Reducing Particulates and Gaseous Emissions through Fuel Switching from Coal to Wood Pellets at Power Plants in South Korea during 2005 to 2022


  • Seung-Rok Lee Graduate School of Energy and Environment (KU-KIST GREEN SCHOOL), Korea University, 145 Anam-ro, Seungbuk-gu, Seoul, 02841, Republic of Korea
  • Sae Byul Kang Energy Convergence System Research Department, Korea Institute of Energy Research, 152 Gajeong-ro, Yuseong-gu, Daejeon 34129, Republic of Korea
  • Gyu-Seong Han College of Agriculture, Life and Environments Sciences, Chungbuk National University, 1 Chungdae-ro, Seowon-gu, Cheongju-si, Chungcheongbuk-do 28644 Republic of Korea


Climate crisis, Wood pellet, Forest biomass, Bioenergy, Energy transition, Fuel combustion, Fuel switching, Particles emissions, Gaseous emissions


This study analyzed the particulates and gaseous emissions from 2005 to 2022 for power plants in South Korea (Utility scale: 125 MW (B-1) and 200 MW (B-2), respectively), which recently successfully converted from coal to wood pellets.
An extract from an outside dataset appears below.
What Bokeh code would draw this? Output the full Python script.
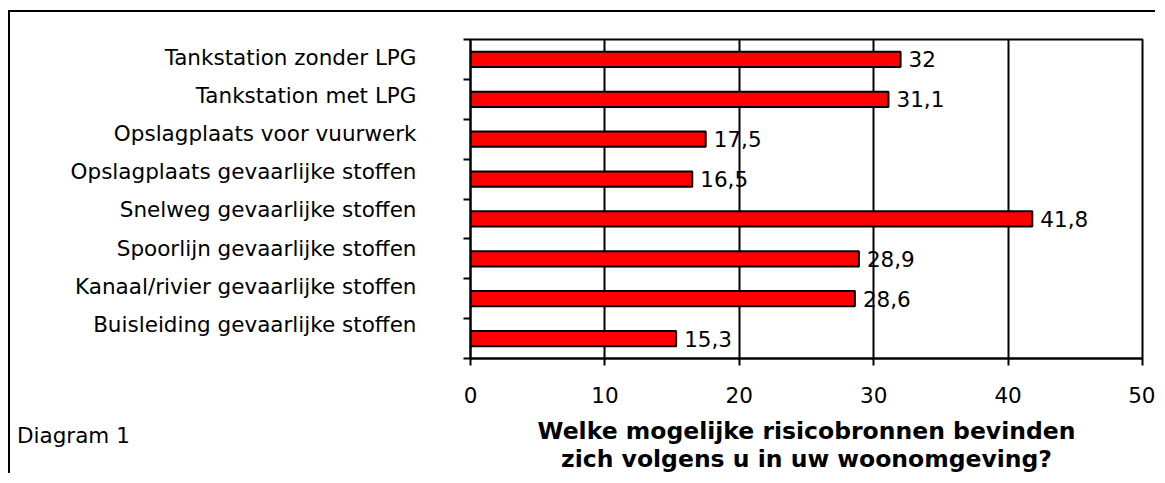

The analysis showed that (1) NOx reduction was 78.9 to 90.0% (with outlet denitrification facility), (2) SOx reduction was 95.0 to 99.6% (without desulfurization facility condition), and (3) total suspended particles (TSP) reduction was 70.3 to 87.2% (with improved filtration and dust collection facility). This research confirmed the capabilities of wood pellets as a baseload power source and demonstrated their superior NOx reduction compared to coal. In the case of SOx, the desulfurization facility was discontinued at the stage of the fuel switch, so the value was affected by exogenous variable factors other than fuel. The TSP appears to be a combination of the ‘fine dust' contained in the wood pellets and the performance of the filtration dust collector. The results suggest that fuel switching to wood pellets is a viable alternative to fossil fuels as an appropriate climate technology.